When my marriage broke down, she was one of the friends who supported and helped me, day in, day out, never too busy to listen, to support and commiserate. This miserable business dragged on for almost a year before the separation, and was not the only dreadful thing to happen that year. She has an inexhaustible fount of compassion and concern for others. If anyone was in trouble she’d listen and help. She was an expert reference librarian, and a mentor to many colleagues.


When her children were older she began to travel. Her first trip was to France, to celebrate the bicentenary of the French Revolution. Having resorted to crafty activities as past of my recovery from the disasters of matrimony, I hand-painted a t-shirt for her, with essentially Australian idiomatic slogans translated into fractured French, such as ‘Being here is better than being poked in the eye with a burnt stick’ (I cannot remember how we translated that one into French) and ‘Ne venez pas le prawn cru avec moi’. She wore it in France, and got a lot of looks, questions and propositions, she said. She’s as game as Ned Kelly. Her travels now concentrate on those parts of the Middle East where writing developed, as the development of literacy is one of her major passions. Several years ago we found we had coincidentally booked for the same trip to Italy, and we had a great time together.


We did all the form-filling-in, with Dr P helpfully admonishing her not to do X, Y or Z, and then went off for several hours to have coffee and lunch. She rang a couple of days later to let me know the result. The new passport had been issued, she was able to get a new visa for Egypt with no trouble, AND despite the insistence that a new photo was essential, the passport used the OLD photo, endorsed by someone else, while the passport application has me as the guarantor of the application! There was obviously some confusion and a few mixed messages within the passport office. Let us hope that all is well that ends well.


Don’t ever lose your passport. Replacing it will certainly accelerate the aging process.

7 comments:

molly said...

But it might also give you an excuse to look up an old friend!

VioletSky said...

Some people have an amazing capacity for living life to the fullest. You are fortunate to have one of those people as a lifelong friend.

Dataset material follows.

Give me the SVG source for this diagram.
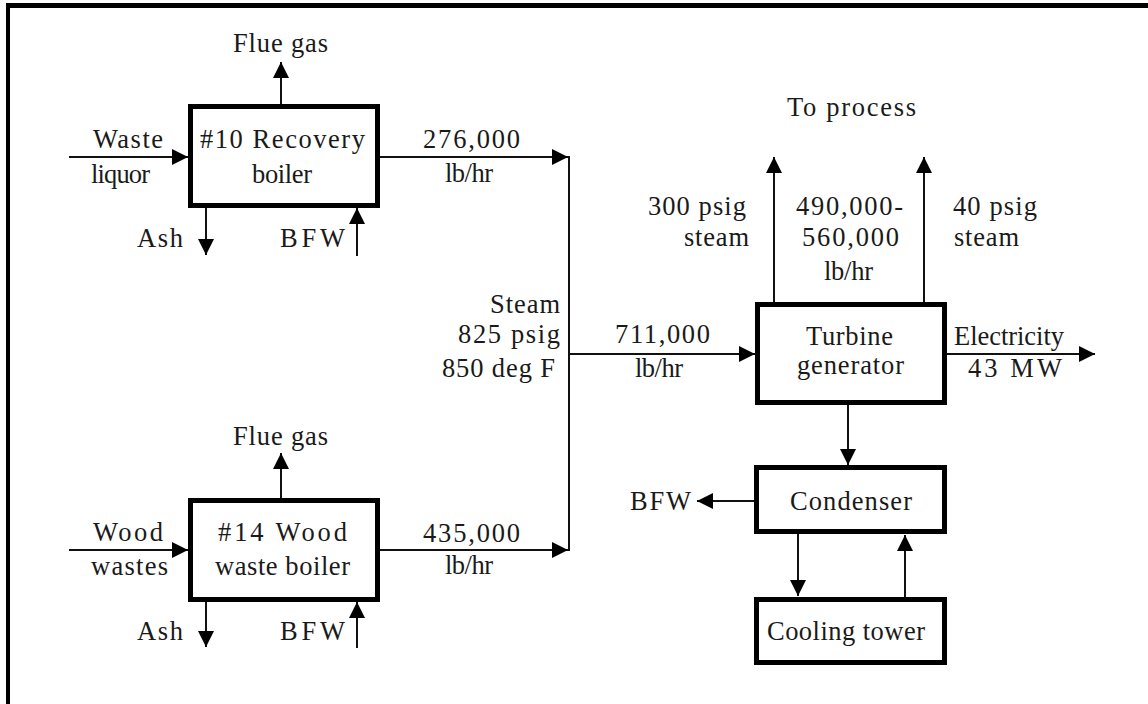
<svg xmlns="http://www.w3.org/2000/svg" width="1148" height="704" viewBox="0 0 1148 704">
<style>
.box{fill:#fff;stroke:#000;stroke-width:5}
.ln{fill:none;stroke:#111;stroke-width:2}
.ar{marker-end:url(#ah)}
text{font-family:"Liberation Serif","Times New Roman",serif;font-size:26.5px;fill:#1a1a1a}
</style>
<defs>
<marker id="ah" markerUnits="userSpaceOnUse" markerWidth="17" markerHeight="17" viewBox="0 0 17 17" refX="16" refY="8" orient="auto">
<path d="M0,0 L16,8 L0,16 z" fill="#000"/>
</marker>
</defs>
<rect width="1148" height="704" fill="#fff"/>
<g id="frame">
<line x1="6" y1="5.5" x2="1148" y2="5.5" stroke="#000" stroke-width="5"/>
<line x1="8" y1="3" x2="8" y2="704" stroke="#000" stroke-width="4"/>
</g>
<g id="connectors">
<line class="ln ar" x1="281" y1="104" x2="281" y2="62"/>
<line class="ln ar" x1="69" y1="157" x2="188" y2="157"/>
<line class="ln ar" x1="380" y1="157" x2="568" y2="157"/>
<line class="ln ar" x1="206" y1="208" x2="206" y2="255"/>
<line class="ln ar" x1="357" y1="256" x2="357" y2="208"/>
<line class="ln" x1="569" y1="156" x2="569" y2="551"/>
<line class="ln ar" x1="281" y1="498" x2="281" y2="453"/>
<line class="ln ar" x1="69" y1="550" x2="188" y2="550"/>
<line class="ln ar" x1="380" y1="550" x2="568" y2="550"/>
<line class="ln ar" x1="206" y1="602" x2="206" y2="647"/>
<line class="ln ar" x1="357" y1="648" x2="357" y2="602"/>
<line class="ln ar" x1="569" y1="354" x2="755" y2="354"/>
<line class="ln ar" x1="774" y1="302" x2="774" y2="157"/>
<line class="ln ar" x1="924" y1="302" x2="924" y2="157"/>
<line class="ln ar" x1="947" y1="354" x2="1095" y2="354"/>
<line class="ln ar" x1="848" y1="405" x2="848" y2="465"/>
<line class="ln ar" x1="754" y1="501" x2="697" y2="501"/>
<line class="ln ar" x1="798" y1="534" x2="798" y2="596"/>
<line class="ln ar" x1="905" y1="597" x2="905" y2="535"/>
</g>
<g id="recovery-boiler">
<rect class="box" x="190.5" y="106.5" width="187" height="99"/>
<text x="200" y="148" textLength="165" lengthAdjust="spacing">#10 Recovery</text>
<text x="252" y="183" textLength="60" lengthAdjust="spacing">boiler</text>
</g>
<g id="recovery-labels">
<text x="233" y="52" textLength="95" lengthAdjust="spacing">Flue gas</text>
<text x="93" y="148" textLength="70" lengthAdjust="spacing">Waste</text>
<text x="91" y="183" textLength="59" lengthAdjust="spacing">liquor</text>
<text x="423" y="148" textLength="97" lengthAdjust="spacing">276,000</text>
<text x="445" y="182" textLength="48" lengthAdjust="spacing">lb/hr</text>
<text x="137" y="247" textLength="46" lengthAdjust="spacing">Ash</text>
<text x="280" y="247" textLength="65" lengthAdjust="spacing">BFW</text>
</g>
<g id="wood-boiler">
<rect class="box" x="190.5" y="500.5" width="187" height="99"/>
<text x="218" y="541" textLength="129" lengthAdjust="spacing">#14 Wood</text>
<text x="215" y="575" textLength="135" lengthAdjust="spacing">waste boiler</text>
</g>
<g id="wood-labels">
<text x="233" y="445" textLength="95" lengthAdjust="spacing">Flue gas</text>
<text x="93" y="541" textLength="70" lengthAdjust="spacing">Wood</text>
<text x="91" y="575" textLength="77" lengthAdjust="spacing">wastes</text>
<text x="423" y="542" textLength="97" lengthAdjust="spacing">435,000</text>
<text x="445" y="574" textLength="48" lengthAdjust="spacing">lb/hr</text>
<text x="137" y="640" textLength="46" lengthAdjust="spacing">Ash</text>
<text x="280" y="640" textLength="65" lengthAdjust="spacing">BFW</text>
</g>
<g id="steam-labels">
<text x="490" y="313" textLength="70" lengthAdjust="spacing">Steam</text>
<text x="458" y="343" textLength="102" lengthAdjust="spacing">825 psig</text>
<text x="442" y="377" textLength="113" lengthAdjust="spacing">850 deg F</text>
<text x="615" y="343" textLength="95" lengthAdjust="spacing">711,000</text>
<text x="635" y="377" textLength="48" lengthAdjust="spacing">lb/hr</text>
</g>
<g id="turbine-generator">
<rect class="box" x="757.5" y="304.5" width="187" height="98"/>
<text x="806" y="345" textLength="87" lengthAdjust="spacing">Turbine</text>
<text x="797" y="374" textLength="107" lengthAdjust="spacing">generator</text>
</g>
<g id="process-labels">
<text x="787" y="116" textLength="129" lengthAdjust="spacing">To process</text>
<text x="648" y="215" textLength="98" lengthAdjust="spacing">300 psig</text>
<text x="684" y="246" textLength="65" lengthAdjust="spacing">steam</text>
<text x="796" y="215" textLength="107" lengthAdjust="spacing">490,000-</text>
<text x="802" y="246" textLength="97" lengthAdjust="spacing">560,000</text>
<text x="824" y="280" textLength="49" lengthAdjust="spacing">lb/hr</text>
<text x="953" y="215" textLength="84" lengthAdjust="spacing">40 psig</text>
<text x="954" y="246" textLength="65" lengthAdjust="spacing">steam</text>
<text x="954" y="345" textLength="110" lengthAdjust="spacing">Electricity</text>
<text x="968" y="377" textLength="94" lengthAdjust="spacing">43 MW</text>
</g>
<g id="condenser">
<rect class="box" x="756.5" y="467.5" width="188" height="64"/>
<text x="790" y="510" textLength="122" lengthAdjust="spacing">Condenser</text>
</g>
<text x="630" y="510" textLength="61" lengthAdjust="spacing">BFW</text>
<g id="cooling-tower">
<rect class="box" x="756.5" y="599.5" width="188" height="63"/>
<text x="767" y="640" textLength="158" lengthAdjust="spacing">Cooling tower</text>
</g>
</svg>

And how fortunate to have gotten her new passport within days. Here it takes weeks.

boniourkee said...
This comment has been removed by a blog administrator.
ChrisB said...

Hi! Have just discovered your blog via Isabelle (In this Life) and have been reading your past blogs with much enjoyment! Looking forward to many more to come. Chris B UK

Pam said...

What an interesting post! Drama, tragedy, warmth...

Meggie said...

I love reading your full posts! How lucky for your friend, to get her passport in good order and time. We (NZ)have to renew ours every 5 years now- more money!
It is so true, that old friends are best friends.

persiflage said...

Hello Chris B. thanks for your visit and comment. It is lovely to have another visitor. You are not a blogger at this stage?